Protesters at the scene insisted the shots came from further away.
"The shooter was not with the protesters. The shooter was atop the hill," activist DeRay McKesson said on Twitter.
Jackson, the police chief, was the latest in a string of Ferguson officials who have quit after the Justice Department report, which found the city used police as a collection agency, issuing traffic citations to black residents to boost its coffers. Activists want the city mayor, James Knowles, to step down as well.
Organizers from several St. Louis-area religious, legal and community groups, condemned the shooting but said they would press ahead with street protests.

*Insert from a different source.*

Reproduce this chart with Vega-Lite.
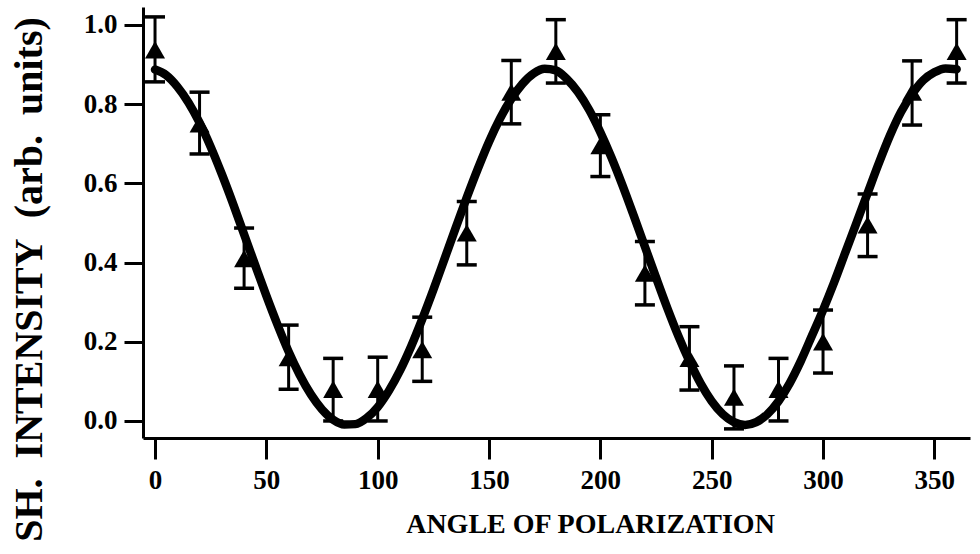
{
  "$schema": "https://vega.github.io/schema/vega-lite/v6.json",
  "autosize": {"type": "none"},
  "padding": {"left": 143, "top": 7, "right": 10, "bottom": 116},
  "width": 827,
  "height": 431,
  "background": "white",
  "config": {
    "view": {"stroke": null},
    "font": "Liberation Serif",
    "axis": {
      "grid": false,
      "domainColor": "black",
      "domainWidth": 3,
      "tickColor": "black",
      "tickWidth": 3,
      "labelColor": "black",
      "labelFont": "Liberation Serif",
      "labelFontWeight": "bold",
      "labelFontSize": 27,
      "titleColor": "black",
      "titleFont": "Liberation Serif",
      "titleFontWeight": "bold",
      "labelFlush": false,
      "labelOverlap": false
    }
  },
  "datasets": {
    "points": [
      {"angle": 0, "intensity": 0.937, "lo": 0.856, "hi": 1.02},
      {"angle": 20, "intensity": 0.75, "lo": 0.674, "hi": 0.83},
      {"angle": 40, "intensity": 0.41, "lo": 0.335, "hi": 0.487},
      {"angle": 60, "intensity": 0.16, "lo": 0.08, "hi": 0.242},
      {"angle": 80, "intensity": 0.08, "lo": 0.0, "hi": 0.158},
      {"angle": 100, "intensity": 0.08, "lo": 0.0, "hi": 0.161},
      {"angle": 120, "intensity": 0.18, "lo": 0.1, "hi": 0.262},
      {"angle": 140, "intensity": 0.475, "lo": 0.394, "hi": 0.554},
      {"angle": 160, "intensity": 0.83, "lo": 0.75, "hi": 0.91},
      {"angle": 180, "intensity": 0.933, "lo": 0.853, "hi": 1.013},
      {"angle": 200, "intensity": 0.695, "lo": 0.617, "hi": 0.773},
      {"angle": 220, "intensity": 0.373, "lo": 0.293, "hi": 0.453},
      {"angle": 240, "intensity": 0.158, "lo": 0.078, "hi": 0.238},
      {"angle": 260, "intensity": 0.06, "lo": -0.02, "hi": 0.139},
      {"angle": 280, "intensity": 0.08, "lo": 0.0, "hi": 0.158},
      {"angle": 300, "intensity": 0.2, "lo": 0.121, "hi": 0.28},
      {"angle": 320, "intensity": 0.495, "lo": 0.415, "hi": 0.573},
      {"angle": 340, "intensity": 0.83, "lo": 0.747, "hi": 0.909},
      {"angle": 360, "intensity": 0.933, "lo": 0.853, "hi": 1.013}
    ],
    "curve": [
      {"angle": 0, "fit": 0.887}, {"angle": 5, "fit": 0.873}, {"angle": 10, "fit": 0.844},
      {"angle": 15, "fit": 0.804}, {"angle": 20, "fit": 0.753}, {"angle": 25, "fit": 0.692},
      {"angle": 30, "fit": 0.623}, {"angle": 35, "fit": 0.549}, {"angle": 40, "fit": 0.471},
      {"angle": 45, "fit": 0.393}, {"angle": 50, "fit": 0.316}, {"angle": 55, "fit": 0.243},
      {"angle": 60, "fit": 0.175}, {"angle": 65, "fit": 0.116}, {"angle": 70, "fit": 0.067},
      {"angle": 75, "fit": 0.029}, {"angle": 80, "fit": 0.003}, {"angle": 85, "fit": -0.009},
      {"angle": 90, "fit": -0.008}, {"angle": 95, "fit": 0.007}, {"angle": 100, "fit": 0.035},
      {"angle": 105, "fit": 0.076}, {"angle": 110, "fit": 0.127}, {"angle": 115, "fit": 0.188},
      {"angle": 120, "fit": 0.257}, {"angle": 125, "fit": 0.331}, {"angle": 130, "fit": 0.409},
      {"angle": 135, "fit": 0.487}, {"angle": 140, "fit": 0.564}, {"angle": 145, "fit": 0.637},
      {"angle": 150, "fit": 0.705}, {"angle": 155, "fit": 0.764}, {"angle": 160, "fit": 0.813},
      {"angle": 165, "fit": 0.851}, {"angle": 170, "fit": 0.877}, {"angle": 175, "fit": 0.889},
      {"angle": 180, "fit": 0.885}, {"angle": 185, "fit": 0.863}, {"angle": 190, "fit": 0.83},
      {"angle": 195, "fit": 0.785}, {"angle": 200, "fit": 0.729}, {"angle": 205, "fit": 0.665},
      {"angle": 210, "fit": 0.594}, {"angle": 215, "fit": 0.518}, {"angle": 220, "fit": 0.44},
      {"angle": 225, "fit": 0.362}, {"angle": 230, "fit": 0.286}, {"angle": 235, "fit": 0.215},
      {"angle": 240, "fit": 0.151}, {"angle": 245, "fit": 0.095}, {"angle": 250, "fit": 0.05},
      {"angle": 255, "fit": 0.017}, {"angle": 260, "fit": -0.003}, {"angle": 265, "fit": -0.01},
      {"angle": 270, "fit": -0.003}, {"angle": 275, "fit": 0.017}, {"angle": 280, "fit": 0.05},
      {"angle": 285, "fit": 0.095}, {"angle": 290, "fit": 0.151}, {"angle": 295, "fit": 0.215},
      {"angle": 300, "fit": 0.28}, {"angle": 305, "fit": 0.35}, {"angle": 310, "fit": 0.425},
      {"angle": 315, "fit": 0.5}, {"angle": 320, "fit": 0.575}, {"angle": 325, "fit": 0.65},
      {"angle": 330, "fit": 0.72}, {"angle": 335, "fit": 0.78}, {"angle": 340, "fit": 0.825},
      {"angle": 345, "fit": 0.86}, {"angle": 350, "fit": 0.88}, {"angle": 355, "fit": 0.89},
      {"angle": 360, "fit": 0.888}
    ]
  },
  "encoding": {
    "x": {
      "field": "angle",
      "type": "quantitative",
      "scale": {"domain": [-5.4, 366], "nice": false, "zero": false},
      "axis": {
        "values": [0, 50, 100, 150, 200, 250, 300, 350],
        "tickSize": 21,
        "labelPadding": 8,
        "title": "ANGLE OF POLARIZATION",
        "titleFontSize": 28,
        "titleX": 447,
        "titleY": 86,
        "titleAlign": "center",
        "titleBaseline": "middle",
        "titleAnchor": null
      }
    }
  },
  "layer": [
    {
      "data": {"name": "curve"},
      "mark": {"type": "line", "color": "black", "strokeWidth": 8.5, "interpolate": "monotone", "strokeCap": "round", "strokeJoin": "round"},
      "encoding": {
        "y": {
          "field": "fit",
          "type": "quantitative",
          "scale": {"domain": [-0.043, 1.045], "nice": false, "zero": false},
          "axis": {
            "values": [0, 0.2, 0.4, 0.6, 0.8, 1.0],
            "format": ".1f",
            "tickSize": 19,
            "labelPadding": 7,
            "title": "SH.\u00a0\u00a0INTENSITY\u00a0\u00a0(arb.\u00a0\u00a0units)",
            "titleFontSize": 40,
            "titleAngle": 270,
            "titleX": -114,
            "titleY": 272,
            "titleAlign": "center",
            "titleBaseline": "middle",
            "titleAnchor": null
          }
        }
      }
    },
    {
      "data": {"name": "points"},
      "mark": {"type": "rule", "color": "black", "strokeWidth": 3},
      "encoding": {
        "y": {"field": "lo", "type": "quantitative"},
        "y2": {"field": "hi"}
      }
    },
    {
      "data": {"name": "points"},
      "mark": {"type": "tick", "color": "black", "orient": "horizontal", "size": 20, "thickness": 3.5, "opacity": 1},
      "encoding": {"y": {"field": "hi", "type": "quantitative"}}
    },
    {
      "data": {"name": "points"},
      "mark": {"type": "tick", "color": "black", "orient": "horizontal", "size": 20, "thickness": 3.5, "opacity": 1},
      "encoding": {"y": {"field": "lo", "type": "quantitative"}}
    },
    {
      "data": {"name": "points"},
      "mark": {"type": "point", "shape": "triangle-up", "filled": true, "color": "black", "opacity": 1, "size": 400},
      "encoding": {"y": {"field": "intensity", "type": "quantitative"}}
    }
  ]
}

"We deplore all forms of violence," said Rev Osagyefo Sekou, who was in the crowd when shots rang out. "But we also deplore the findings of the Department of Justice report and the suffering and the misery that this community has endured."
The shooting reignited a long-running debate over race and policing that has sporadically flared on social media since Brown's killing. Among the popular Twitter hashtags was #bluelivesmatter, a play to the #blacklivesmatter slogan popularized by Ferguson protesters.
"A police officer can get away with killing someone on video. Black ppl are often blamed for crimes they didn't commit. But #BlueLivesMatter," read a Tweet from Keziyah Lewis.